Também registrei o que havia numa lápide chumbada na parede de um prédio na Calle de la Bandera:
“Assim denominou-se desde que o patriota Pedro Chacon Morales hasteou aqui em sua casa comercial, a bandeira desenhada em Outubro de 1817 pelo Ministro José Ignacio Zenteno, durante o governo de O’Higgins.
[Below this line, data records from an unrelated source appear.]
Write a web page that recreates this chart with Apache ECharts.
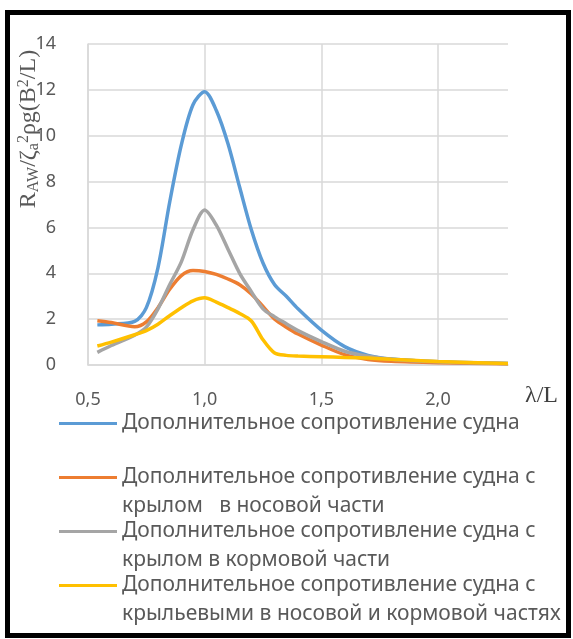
<!DOCTYPE html>
<html>
<head>
<meta charset="utf-8">
<script src="https://cdn.jsdelivr.net/npm/echarts@6/dist/echarts.min.js"></script>
<style>
  html, body { margin: 0; padding: 0; background: #ffffff; }
  #chart { width: 573px; height: 639px; }
</style>
</head>
<body>
<div id="chart"></div>
<script>
// Relative wavelength λ/L
const lambda = [0.54, 0.6, 0.7, 0.75, 0.8, 0.85, 0.9, 0.95, 1.0, 1.05, 1.1, 1.15, 1.2, 1.25, 1.3, 1.35, 1.4, 1.5, 1.6, 1.7, 1.8, 2.0, 2.3];

// Added resistance coefficient R_AW / (ζa² ρ g B²/L)
const bareHull   = [1.75, 1.78, 1.9, 2.5, 4.25, 7.1, 9.6, 11.35, 11.92, 11.1, 9.65, 7.75, 5.9, 4.45, 3.5, 3.0, 2.45, 1.52, 0.8, 0.42, 0.26, 0.14, 0.06];
const bowFoil    = [1.93, 1.85, 1.67, 1.88, 2.5, 3.3, 3.9, 4.12, 4.08, 3.95, 3.75, 3.5, 3.1, 2.55, 2.0, 1.65, 1.35, 0.87, 0.45, 0.24, 0.16, 0.1, 0.05];
const sternFoil  = [0.55, 0.85, 1.3, 1.65, 2.45, 3.5, 4.5, 5.9, 6.76, 6.1, 5.05, 4.0, 3.2, 2.45, 2.1, 1.8, 1.5, 1.02, 0.6, 0.38, 0.25, 0.14, 0.06];
const bothFoils  = [0.83, 1.0, 1.32, 1.5, 1.78, 2.15, 2.5, 2.8, 2.93, 2.74, 2.5, 2.25, 1.92, 1.1, 0.52, 0.42, 0.39, 0.36, 0.33, 0.3, 0.25, 0.15, 0.06];

const seriesNames = [
  'Дополнительное сопротивление судна',
  'Дополнительное сопротивление судна с крылом   в носовой части',
  'Дополнительное сопротивление судна с крылом в кормовой части',
  'Дополнительное сопротивление судна с крыльевыми в носовой и кормовой частях'
];
// Wrapped legend labels (two lines per entry)
const legendLabels = [
  'Дополнительное сопротивление судна\n ',
  'Дополнительное сопротивление судна с\nкрылом   в носовой части',
  'Дополнительное сопротивление судна с\nкрылом в кормовой части',
  'Дополнительное сопротивление судна с\nкрыльевыми в носовой и кормовой частях'
];
const seriesColors = ['#5B9BD5', '#ED7D31', '#A5A5A5', '#FFC000'];
const seriesValues = [bareHull, bowFoil, sternFoil, bothFoils];

const yTicks = [0, 2, 4, 6, 8, 10, 12, 14];
const xTicks = [0.5, 1.0, 1.5, 2.0];

const sans = '"Noto Sans", "Open Sans", sans-serif';
const serif = '"Liberation Serif", "DejaVu Serif", serif';
const gridColor = '#d9d9d9';
const textColor = '#595959';

const chart = echarts.init(document.getElementById('chart'), null, { renderer: 'canvas' });

const series = seriesValues.map((vals, i) => ({
  name: seriesNames[i],
  type: 'line',
  data: lambda.map((x, k) => [x, vals[k]]),
  smooth: 0.3,
  showSymbol: false,
  symbol: 'none',
  lineStyle: { color: seriesColors[i], width: 3.5 },
  itemStyle: { color: seriesColors[i] },
  emphasis: { disabled: true },
  z: 2 + i
}));

chart.setOption({
  animation: false,
  backgroundColor: '#ffffff',
  grid: { left: 88, right: 65, top: 44, bottom: 274, containLabel: false },
  xAxis: {
    type: 'value',
    min: 0.5,
    max: 2.3,
    interval: 0.5,
    axisLine: { show: true, lineStyle: { color: gridColor, width: 1.5 } },
    axisTick: { show: false },
    axisLabel: {
      margin: 26,
      fontFamily: sans,
      fontSize: 18,
      color: textColor,
      formatter: v => xTicks.some(t => Math.abs(t - v) < 1e-6) ? v.toFixed(1).replace('.', ',') : ''
    },
    splitLine: {
      show: true,
      lineStyle: { color: [gridColor, gridColor, gridColor, gridColor, 'rgba(0,0,0,0)'], width: 1.5 }
    }
  },
  yAxis: {
    type: 'value',
    min: yTicks[0],
    max: yTicks[yTicks.length - 1],
    interval: 2,
    axisLine: { show: true, lineStyle: { color: gridColor, width: 1.5 } },
    axisTick: { show: false },
    axisLabel: { margin: 32, fontFamily: sans, fontSize: 18, color: textColor },
    splitLine: { show: true, lineStyle: { color: gridColor, width: 1.5 } }
  },
  legend: {
    orient: 'vertical',
    left: 59,
    top: 409,
    padding: 0,
    itemWidth: 58,
    itemHeight: 32,
    itemGap: -4,
    selectedMode: false,
    icon: 'path://M0,0L58,0L58,3L0,3Z M0,32L58,32Z',
    itemStyle: { borderWidth: 0 },
    textStyle: { fontFamily: sans, fontSize: 21, color: textColor, lineHeight: 29 },
    formatter: name => legendLabels[seriesNames.indexOf(name)],
    data: seriesNames
  },
  graphic: [
    {
      type: 'rect',
      shape: { x: 7.5, y: 12.5, width: 561, height: 623 },
      style: { fill: 'none', stroke: '#000000', lineWidth: 5 },
      silent: true,
      z: 100
    },
    {
      // y-axis title, read bottom to top
      type: 'text',
      x: 29,
      y: 129,
      rotation: Math.PI / 2,
      silent: true,
      style: {
        text: '{m|R}{s|AW}{m|/ζ}{s|a}{p|2}{m|ρg(B}{p|2}{m|/L)}',
        align: 'center',
        verticalAlign: 'middle',
        rich: {
          m: { fontFamily: serif, fontSize: 24, lineHeight: 26, fill: textColor },
          s: { fontFamily: serif, fontSize: 16, lineHeight: 13, fill: textColor, verticalAlign: 'bottom' },
          p: { fontFamily: serif, fontSize: 16, lineHeight: 13, fill: textColor, verticalAlign: 'top' }
        }
      }
    },
    {
      // x-axis title
      type: 'text',
      x: 525,
      y: 396,
      silent: true,
      style: {
        text: 'λ/L',
        fontFamily: serif,
        fontSize: 24,
        fill: '#404040',
        align: 'left',
        verticalAlign: 'middle'
      }
    }
  ],
  series: series
});
</script>
</body>
</html>
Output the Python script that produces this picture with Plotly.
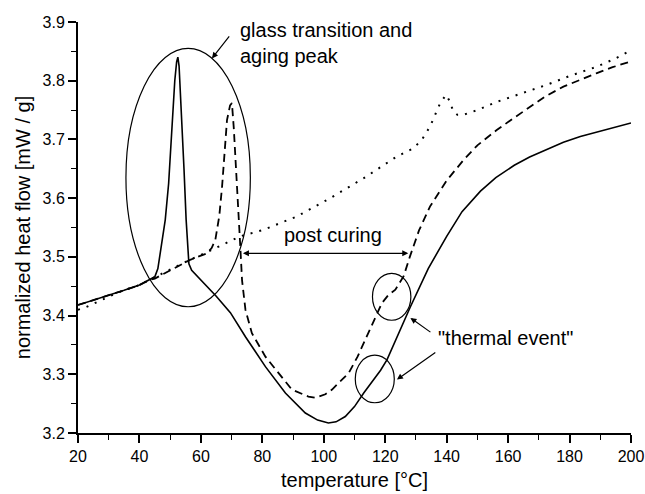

No século XVI, chamou-se calle de Bernardino Morales de Albernez, regedor perpétuo de Santiago, mais tarde “atravessada de la Compãnia” e “de las Capuchinas”. Instituto de Comemoración Historica de Chile, 1967″.
Um dos exemplares arquitetônicos mais importantes da capital chilena é a Casa Colorada, monumento nacional pela lei 13.936 de 1960.
Está convenientemente assinalada no meio urbano de Santiago por uma lápide onde se lê que trata-se de solar construído por José Veja em 1769 e que foi morada do Conde de la Conquista, D. Mateo de Toro Zambrano y Ureta, governador do Reino do Chile, que dalí saiu para ser eleito Presidente da Junta de Governo em 18 de setembro de 1810.
Tais exemplos, colhidos tanto em Salvador como em Santiago, cidades nascidas na mesma década do século XVI, hão de servir definitivamente como incentivo ao Instituto Histórico de Petrópolis, instituição no gênero mais antiga do Estado do Rio de Janeiro, para que ponha em prática nesta urbe o velho sonho de se celebrar com uma placa os lugares de interesse histórico.
Para tanto poderá contar com a ajuda dos poderes municipais, agora tão empenhados em revigorar a ágora petropolitana e com a iniciativa privada que poderia patrocinar as placas de identificação dos sítios e monumentos que merecem registro.
Seria justíssima homenagem que se prestaria ao falecido sócio e ex-Presidente da Casa, José de Cusatis, grande entusiasta do projeto.